The White House has not yet committed to the proposed conference, and NPR reports that it is unclear if Republicans are willing to endorse the big spending that would be required to hold the summit. However, there is a need for another conference in order to advocate and commit to new initiatives in food security.
Fact Check: How Can Students (and all New Yorkers) Access Free Meals This Summer?
Even before the COVID-19 pandemic, summertime brought increases in food insecurity for children. According to the USDA, more than 30 million students nationwide participate in free or reduced-price lunch programs, and more than 14 million students receive a free or reduced-price breakfast under the School Breakfast Program during the school year. When school is out for summer, these students often face what is known as the “summer nutrition gap.”
To alleviate that problem, now that New York City schools are closed until the fall, the Meal Hubs that have been open all year long for students–and all New Yorkers–will continue to provide free meals. During the school year, these Meal Hubs were stationed outside 200+ public schools and were open for students learning remotely in the morning and general New Yorkers in need in the afternoon.

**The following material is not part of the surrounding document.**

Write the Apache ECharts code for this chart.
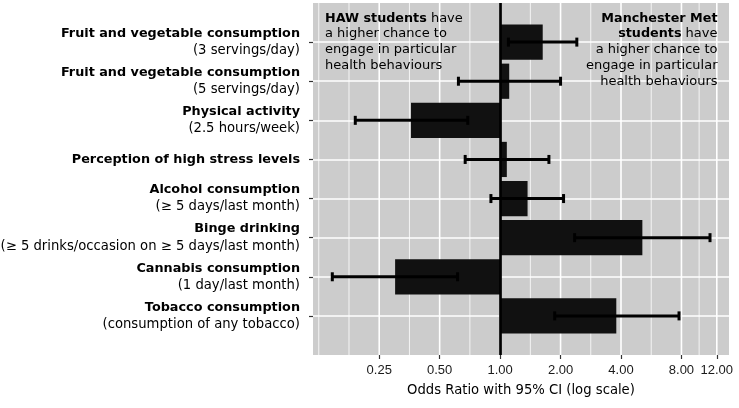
<!DOCTYPE html>
<html>
<head>
<meta charset="utf-8">
<script src="https://cdn.jsdelivr.net/npm/echarts@6/dist/echarts.min.js"></script>
<style>html,body{margin:0;padding:0;background:#fff}#c{width:739px;height:408px}</style>
</head>
<body>
<div id="c"></div>
<script>
const categories = [
  'Fruit and vegetable consumption',
  'Fruit and vegetable consumption',
  'Physical activity',
  'Perception of high stress levels',
  'Alcohol consumption',
  'Binge drinking',
  'Cannabis consumption',
  'Tobacco consumption'
];
const subtitles = [
  '(3 servings/day)',
  '(5 servings/day)',
  '(2.5 hours/week)',
  '',
  '(≥ 5 days/last month)',
  '(≥ 5 drinks/occasion on ≥ 5 days/last month)',
  '(1 day/last month)',
  '(consumption of any tobacco)'
];
const oddsRatio = [1.63, 1.11, 0.36, 1.08, 1.37, 5.11, 0.30, 3.79];
const ciLow     = [1.10, 0.62, 0.19, 0.67, 0.90, 2.35, 0.146, 1.87];
const ciHigh    = [2.41, 2.00, 0.69, 1.75, 2.07, 11.1, 0.614, 7.78];
const tickValues = [0.25, 0.5, 1, 2, 4, 8, 12];
const xMin = 0.117, xMax = 13.8;
const leftNote = '{b|HAW students} have\na higher chance to\nengage in particular\nhealth behaviours';
const rightNote = '{b|Manchester Met}\n{b|students} have\na higher chance to\nengage in particular\nhealth behaviours';
const axisTitle = 'Odds Ratio with 95% CI (log scale)';

const L = Math.log2;
const n = categories.length;
const yData = [''].concat(categories.map((c, i) =>
  subtitles[i] ? '{b|' + c + '}\n{r|' + subtitles[i] + '}' : '{b|' + c + '}'), ['']);
const majorLog = tickValues.map(L);
// ggplot-style minor breaks: midpoints in log space, extended one step below
const ext = [tickValues[0] / 2].concat(tickValues);
const minorVals = [ext[0]];
for (let i = 0; i < ext.length - 1; i++) minorVals.push(Math.sqrt(ext[i] * ext[i + 1]));
const inner = (i) => i > 0 && i < n + 1;

function vline(width) {
  return function (params, api) {
    const x = api.coord([api.value(0), 0])[0];
    const cs = params.coordSys;
    return { type: 'line', shape: { x1: x, y1: cs.y, x2: x, y2: cs.y + cs.height },
      style: { stroke: '#ffffff', lineWidth: width } };
  };
}

const chart = echarts.init(document.getElementById('c'));
chart.setOption({
  animation: false,
  grid: { left: 313, right: 10, top: 3, bottom: 53, backgroundColor: '#cccccc', show: true, borderWidth: 0,
    containLabel: false, outerBoundsMode: 'none' },
  xAxis: {
    type: 'value', min: L(xMin), max: L(xMax),
    axisLine: { show: false },
    splitLine: { show: false },
    axisTick: { show: true, customValues: majorLog, length: 4, lineStyle: { color: '#333', width: 1.2 } },
    axisLabel: { customValues: majorLog, margin: 9, color: '#1a1a1a', fontFamily: 'Liberation Sans', fontSize: 13,
      formatter: (v) => Math.pow(2, v).toFixed(2) },
    name: axisTitle, nameLocation: 'middle', nameGap: 29,
    nameTextStyle: { fontFamily: 'DejaVu Sans', fontSize: 13.2, color: '#000' }
  },
  yAxis: {
    type: 'category', inverse: true, boundaryGap: false, data: yData,
    axisLine: { show: false, onZero: false },
    axisTick: { show: true, interval: inner, length: 4, lineStyle: { color: '#333', width: 1.2 } },
    splitLine: { show: true, interval: inner, lineStyle: { color: '#ffffff', width: 1.6 } },
    axisLabel: { interval: 0, margin: 13, align: 'right', color: '#000', fontFamily: 'DejaVu Sans', fontSize: 13, lineHeight: 17,
      rich: {
        b: { fontWeight: 'bold', fontFamily: 'DejaVu Sans', fontSize: 12.8, lineHeight: 17, align: 'right' },
        r: { fontFamily: 'DejaVu Sans', fontSize: 13.2, lineHeight: 17, align: 'right' }
      } }
  },
  series: [
    { type: 'custom', z: 1, silent: true, renderItem: vline(0.8), encode: { x: 0, y: 1 },
      data: minorVals.map(v => [L(v), 0]) },
    { type: 'custom', z: 1, silent: true, renderItem: vline(1.6), encode: { x: 0, y: 1 },
      data: tickValues.map(v => [L(v), 0]) },
    { type: 'bar', z: 3, barWidth: '90%', itemStyle: { color: '#111111' },
      data: ['-'].concat(oddsRatio.map(L), ['-']),
      markLine: { silent: true, symbol: 'none', label: { show: false },
        lineStyle: { color: '#000', width: 2.7, type: 'solid' }, data: [{ xAxis: 0 }] } },
    { type: 'custom', z: 4, silent: true, encode: { x: [1, 2], y: 0 },
      data: ciLow.map((lo, i) => [i + 1, L(lo), L(ciHigh[i])]),
      renderItem: function (params, api) {
        const y = api.value(0);
        const p1 = api.coord([api.value(1), y]);
        const p2 = api.coord([api.value(2), y]);
        const c = 4.5;
        const st = { stroke: '#000', lineWidth: 3 };
        return { type: 'group', children: [
          { type: 'line', shape: { x1: p1[0], y1: p1[1], x2: p2[0], y2: p2[1] }, style: st },
          { type: 'line', shape: { x1: p1[0], y1: p1[1] - c, x2: p1[0], y2: p1[1] + c }, style: st },
          { type: 'line', shape: { x1: p2[0], y1: p2[1] - c, x2: p2[0], y2: p2[1] + c }, style: st }
        ] };
      } }
  ],
  graphic: [
    { type: 'text', x: 325, y: 10.5, z: 10,
      style: { text: leftNote, fill: '#000', font: '13px "DejaVu Sans"', lineHeight: 15.7, align: 'left', verticalAlign: 'top',
        rich: { b: { fontWeight: 'bold', fontFamily: 'DejaVu Sans', fontSize: 12.75, lineHeight: 15.7 } } } },
    { type: 'text', x: 717.5, y: 10.5, z: 10,
      style: { text: rightNote, fill: '#000', font: '13px "DejaVu Sans"', lineHeight: 15.7, align: 'right', verticalAlign: 'top',
        rich: { b: { fontWeight: 'bold', fontFamily: 'DejaVu Sans', fontSize: 12.75, lineHeight: 15.7 } } } }
  ]
});
</script>
</body>
</html>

New York City is still committed to making free “grab and go” meals available for all New Yorkers. Breakfast and lunch are available Monday through Friday, between 9 a.m. and 1 p.m. No registration, documentation, or identification is required, and vegetarian meals are available at all locations while Kosher and Halal meals are available at selection locations.
To Find a location nearby, people can text “NYC FOOD” or “NYC COMIDA” to 877-877, call 311, or visit the GetFoodNYC online map or check their closest Neighborhood Food Resource Guide.